Have you ever seen a really mind-blowing ‘magician’, a great conjuror? Derren Brown, say, or Jamy Ian Swiss, or David Copperfield, or James Randi or Penn and Teller? It’s uncanny, you have an inner voice screaming, ‘It’s got to be a miracle, there’s no way that isn’t supernatural.’ But then, if the conjuror is honest, he will tell you, calmly and gently, ‘No, it’s just a trick. I mustn’t tell you how it’s done, I’d be thrown out of the Magic Circle if I did, but I promise you it’s only a trick.’
Not all conjurors are honest, by the way. Some make pots of money by bending spoons with so-called ‘psychic powers’, and then dishonestly persuading mining companies that those same psychic powers can tell them where to dig. Such fakers have an easy time of it, because their victims are eager to believe in miracles.

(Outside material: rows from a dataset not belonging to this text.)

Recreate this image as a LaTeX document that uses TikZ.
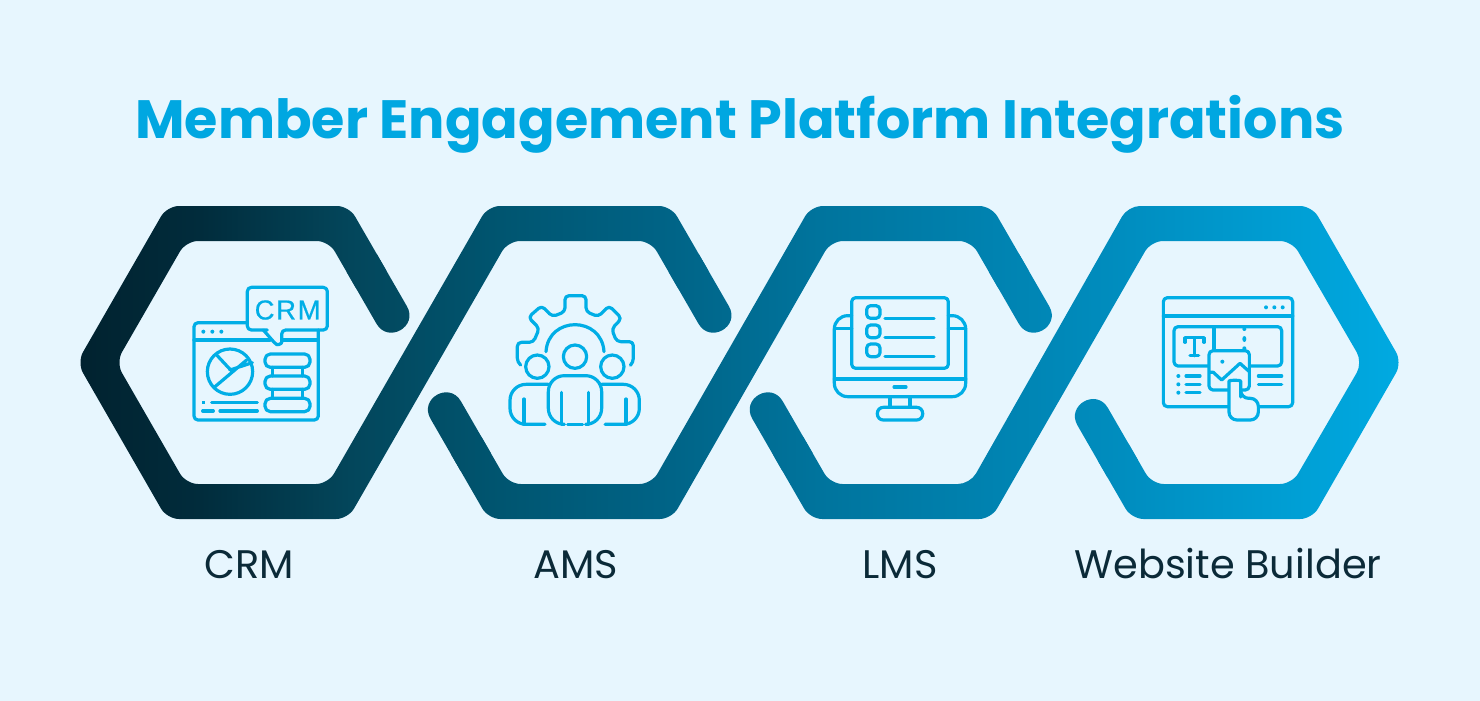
\documentclass[tikz,border=0pt]{standalone}
\usepackage{fontspec}
\setmainfont{Poppins}
\newfontfamily\titlefont{Poppins}
\newfontfamily\bubblefont[LetterSpace=6,FakeBold=0.5]{Liberation Sans}
\definecolor{bgc}{HTML}{E7F6FE}
\definecolor{titlec}{HTML}{00A7E1}
\definecolor{iconc}{HTML}{00AEE6}
\definecolor{labelc}{HTML}{0B2A38}
\definecolor{g0}{HTML}{01222F}
\definecolor{g1}{HTML}{012C3C}
\definecolor{g2}{HTML}{03465B}
\definecolor{g3}{HTML}{005570}
\definecolor{g4}{HTML}{006487}
\definecolor{g5}{HTML}{00749D}
\definecolor{g6}{HTML}{008EC0}
\definecolor{g7}{HTML}{00AAE2}
\pgfdeclarehorizontalshading{bandshade}{100bp}{
 color(0bp)=(g0); color(25bp)=(g0); color(29.65bp)=(g1); color(35.3bp)=(g2); color(40.95bp)=(g3);
 color(47.4bp)=(g4); color(53bp)=(g5); color(64.75bp)=(g6); color(75bp)=(g7); color(100bp)=(g7)}
\newcommand\topcap[2]{([shift={(#1,#2)}]15.2,-8.75) .. controls ([shift={(#1,#2)}]26.9,11.45) and ([shift={(#1,#2)}]-3.5,28.95) .. ([shift={(#1,#2)}]-15.2,8.75) -- ([shift={(#1,#2)}]-45.2,-43.25) -- ([shift={(#1,#2)}]-14.8,-60.75) -- cycle}
\newcommand\lowcap[2]{([shift={(#1,#2)}]-15.2,8.75) .. controls ([shift={(#1,#2)}]-26.9,-11.45) and ([shift={(#1,#2)}]3.5,-28.95) .. ([shift={(#1,#2)}]15.2,-8.75) -- ([shift={(#1,#2)}]45.2,43.25) -- ([shift={(#1,#2)}]14.8,60.75) -- cycle}
\tikzset{
  ic/.style={draw=iconc,line width=2.4pt,line cap=round,line join=round},
  icr/.style={ic,rounded corners=3pt},
  icf/.style={ic,fill=bgc},
  icdot/.style={fill=iconc},
  lab/.style={text=labelc,font=\fontsize{29.9}{34}\selectfont,anchor=base},
  z1/.style={shift={#1},x=0.25pt,y=-0.25pt}
}
\begin{document}
\begin{tikzpicture}[x=0.75pt,y=-0.75pt]
\useasboundingbox (0,0) rectangle (1480,700);
\fill[bgc] (-10,-10) rectangle (1490,710);
\node[text=titlec,anchor=base,font=\titlefont\bfseries\fontsize{40.47}{46}\selectfont] (title) at (740,138) {Member Engagement Platform Integrations};
% band: main bodies
\begin{scope}
\clip[rounded corners=9pt]
 (391.9,280.2) -- (349,206) -- (167,206) -- (77,362.5) -- (167,519) -- (348,519) -- (508,241) -- (650.75,241)
 -- (683.5,297.7) -- (713.9,280.2) -- (671,206) -- (488,206) -- (328,484) -- (186,484) -- (116,362.5) -- (186,241) -- (328.75,241)
 -- (361.5,297.7) -- cycle
 (475.9,427.25) -- (508.65,484) -- (651.5,484) -- (811,206) -- (991.35,206)
 -- (1034.2,280.2) -- (1003.8,297.7) -- (971.05,241) -- (831,241) -- (671.7,519) -- (488.35,519)
 -- (445.5,444.75) -- cycle
 (797.7,427.25) -- (830.45,484) -- (970,484) -- (1128,206) -- (1312,206) -- (1402,362.5) -- (1312,519) -- (1131.5,519)
 -- (1092.5,451.45) -- (1122.9,433.95)
 -- (1151.8,484) -- (1292,484) -- (1362.7,362.5) -- (1292,241) -- (1151,241) -- (991,519) -- (810.15,519)
 -- (767.3,444.75) -- cycle;
\shade[shading=bandshade] (77,200) rectangle (1402,525);
\end{scope}
% band: round ends
\begin{scope}
\clip \topcap{391.7}{315} \topcap{713.7}{315} \topcap{1034}{315} \lowcap{445.7}{410} \lowcap{767.5}{410} \lowcap{1092.7}{416.7};
\shade[shading=bandshade] (77,200) rectangle (1402,525);
\end{scope}
% CRM icon
\begin{scope}[z1={(180,280)}]
\draw[icr] (200,128) -- (42,128) -- (42,420) -- (415,420) -- (415,150);
\draw[ic] (42,180) -- (270,180) (310,180) -- (415,180);
\foreach \a in {70,97,124} \fill[icdot] (\a,155) circle (6);
\draw[icr] (262,150) -- (202,150) -- (202,22) -- (442,22) -- (442,150) -- (305,150) -- (305,188);
\draw[ic,rounded corners=2pt] (305,188) -- (295,197) -- (285,190) -- (250,150);
\node[text=iconc,font=\bubblefont\fontsize{20.6}{22}\selectfont,inner sep=0pt] (bubbletext) at (323,90) {CRM};
\draw[ic] (150,275) circle (68);
\draw[ic] (110,225) -- (152,270) (105,320) -- (200,240) (150,270) -- (217,248);
\foreach \a in {222,288,355} \draw[icr,rounded corners=4pt] (255,\a) rectangle (390,\a+40);
\draw[ic] (278,262) -- (278,288) (368,262) -- (368,288) (278,328) -- (278,355) (368,328) -- (368,355);
\fill[icdot] (65,363) rectangle (76,373);
\draw[ic] (95,368) -- (232,368) (68,393) -- (100,393) (120,393) -- (232,393);
\end{scope}
% AMS icon
\begin{scope}[z1={(500,285)}]
\draw[ic,rounded corners=3pt] (62,240) -- (52,232) -- (52,172) -- (100,172) -- (118,130) -- (85,97) -- (125,62) -- (157,95) -- (195,80) -- (195,32) -- (258,32) -- (258,80) -- (295,95) -- (327,62) -- (365,100) -- (335,132) -- (350,170) -- (400,170) -- (400,232) -- (392,240);
\draw[ic] (138,200) .. controls (145,92) and (305,92) .. (312,200);
\draw[ic] (225,215) circle (35) (112,245) circle (35) (337,245) circle (35);
\draw[ic,rounded corners=12pt] (135,418) -- (30,418) -- (30,298) -- (145,298);
\draw[ic,rounded corners=12pt] (315,418) -- (418,418) -- (418,298) -- (305,298);
\draw[ic] (72,342) -- (72,418) (378,342) -- (378,418);
\draw[ic,rounded corners=12pt] (185,418) -- (145,418) -- (145,272) -- (305,272) -- (305,418) -- (265,418);
\draw[ic] (185,322) -- (185,418) (265,322) -- (265,418) (203,418) -- (248,418);
\end{scope}
% LMS icon
\begin{scope}[z1={(825,285)}]
\draw[ic,rounded corners=10pt] (80,92) -- (28,92) -- (28,335) -- (422,335) -- (422,92) -- (370,92);
\draw[ic] (28,282) -- (422,282) (28,130) -- (80,130) (370,130) -- (422,130);
\draw[icr] (80,38) rectangle (370,250);
\foreach \a in {62,120,177} \draw[icr] (125,\a) rectangle (165,\a+38);
\foreach \a in {100,157,214} \draw[ic] (180,\a) -- (327,\a);
\draw[ic] (207,306) -- (243,306);
\draw[ic] (195,335) -- (195,367) (255,335) -- (255,367);
\draw[ic,rounded corners=4.5pt] (157,367) rectangle (293,405);
\end{scope}
% Website builder icon
\begin{scope}[z1={(1150,285)}]
\draw[icr] (40,38) rectangle (428,365);
\draw[ic] (40,93) -- (428,93);
\foreach \a in {348,373,398} \fill[icdot] (\a,67) circle (6);
\draw[icr] (72,125) rectangle (395,243);
\draw[ic] (192,125) -- (192,197);
\fill[icdot] (283,132) circle (6) (283,190) circle (6);
\fill[icdot] (283,162) ellipse (6 and 9);
\draw[ic] (105,172) -- (105,158) -- (162,158) -- (162,172) (133,158) -- (133,212) (120,212) -- (146,212);
\draw[icf,rounded corners=3pt] (177,197) rectangle (298,315);
\draw[ic] (180,262) -- (190,262) -- (215,285) -- (270,235) -- (298,260);
\fill[icdot] (217,230) circle (6);
\foreach \a in {273,298,323} {\fill[icdot] (85,\a) circle (6); \draw[ic] (108,\a) -- (150,\a);}
\draw[ic] (325,273) -- (395,273) (325,298) -- (395,298);
\draw[icf,rounded corners=6pt] (237,312) .. controls (237,285) and (272,285) .. (272,312) -- (272,340) -- (325,340) -- (325,405) -- (237,405) -- cycle;
\end{scope}
\node[lab] (crm) at (249,578) {CRM};
\node[lab] (ams) at (576,578) {AMS};
\node[lab] (lms) at (900,578) {LMS};
\node[lab] (web) at (1228,578) {Website Builder};
\end{tikzpicture}
\end{document}
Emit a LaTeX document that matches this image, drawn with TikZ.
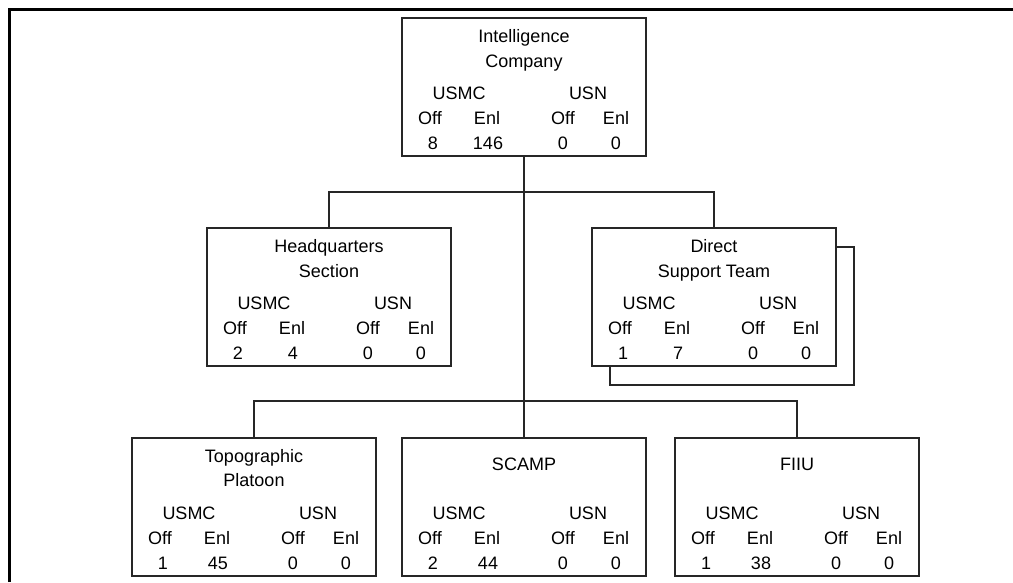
\documentclass[tikz,border=0pt]{standalone}
\usepackage{fontspec}
\setmainfont{Liberation Sans}
\tikzset{
  unitbox/.style={draw=black!85, line width=1.5pt, fill=white, minimum width=244pt, minimum height=138pt, inner sep=0pt, outer sep=0pt},
  lbl/.style={font=\fontsize{18}{21}\selectfont, inner sep=0pt, anchor=base, text=black},
  link/.style={draw=black!85, line width=1.5pt},
  outerframe/.style={line width=3pt, draw=black}
}
\newcommand\OrgUnit[7]{%
  \node[unitbox] (#1) at ({#2+122},{#3+69}) {};
  \begin{scope}[shift={(#2,#3)}]
    \node[lbl] (#1-usmc) at (57,81) {USMC};
    \node[lbl] (#1-usn) at (186,81) {USN};
    \node[lbl] (#1-off1) at (28,106) {Off};
    \node[lbl] (#1-enl1) at (85,106) {Enl};
    \node[lbl] (#1-off2) at (161,106) {Off};
    \node[lbl] (#1-enl2) at (214,106) {Enl};
    \node[lbl] (#1-n1) at (31,131) {#4};
    \node[lbl] (#1-n2) at (86,131) {#5};
    \node[lbl] (#1-n3) at (161,131) {#6};
    \node[lbl] (#1-n4) at (214,131) {#7};
  \end{scope}}
\begin{document}
\begin{tikzpicture}[x=1pt,y=-1pt]
  \useasboundingbox (0,0) rectangle (1013,582);
  \draw[outerframe] (9,582) -- (9,9) -- (1013,9);

  % top
  \OrgUnit{ic}{402}{18}{8}{146}{0}{0}
  \node[lbl] (ic-t1) at ([yshift=-24pt]ic.north) {Intelligence};
  \node[lbl] (ic-t2) at ([yshift=-49pt]ic.north) {Company};

  % second row
  \OrgUnit{hq}{207}{228}{2}{4}{0}{0}
  \node[lbl] (hq-t1) at ([yshift=-24pt]hq.north) {Headquarters};
  \node[lbl] (hq-t2) at ([yshift=-49pt]hq.north) {Section};

  \node[unitbox] (dstshadow) at (732,316) {};
  \OrgUnit{dst}{592}{228}{1}{7}{0}{0}
  \node[lbl] (dst-t1) at ([yshift=-24pt]dst.north) {Direct};
  \node[lbl] (dst-t2) at ([yshift=-49pt]dst.north) {Support Team};

  % bottom row
  \OrgUnit{topo}{132}{438}{1}{45}{0}{0}
  \node[lbl] (topo-t1) at ([yshift=-24pt]topo.north) {Topographic};
  \node[lbl] (topo-t2) at ([yshift=-48pt]topo.north) {Platoon};

  \OrgUnit{scamp}{402}{438}{2}{44}{0}{0}
  \node[lbl] (scamp-t) at ([yshift=-32pt]scamp.north) {SCAMP};

  \OrgUnit{fiiu}{675}{438}{1}{38}{0}{0}
  \node[lbl] (fiiu-t) at ([yshift=-32pt]fiiu.north) {FIIU};

  % connectors
  \coordinate (j1) at (524,192);
  \coordinate (j2) at (524,401);
  \draw[link] (hq.north) |- (j1) -| (dst.north);
  \draw[link] (ic.south) -- (scamp.north);
  \draw[link] (topo.north) |- (j2) -| (fiiu.north);
\end{tikzpicture}
\end{document}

Sometimes it’s easy to see how the trick is done. I remember a show on British television promoting ‘amazing’ feats of psychic powers – telepathy and all that. Actually it was nothing but ordinary conjurors fooling a TV presenter called David Frost. David Frost was either very silly, or – more probably – was pretending to be silly for the benefit of the show’s ratings. There was a father and son act from Israel, in which the son claimed to read his father’s thoughts by telepathy. The father looked at a secret number and sent ‘waves of thought’ to his son at the other side of the stage, who correctly ‘read his thoughts’. The father put on a great act of concentration and then shouted out something like ‘Have you got it, son?’ – at which the son would shout ‘Five!’ The audience burst into wild applause, egged on by the foolish host: ‘Amazing! Uncanny! Deeply mysterious! Telepathy is proved!’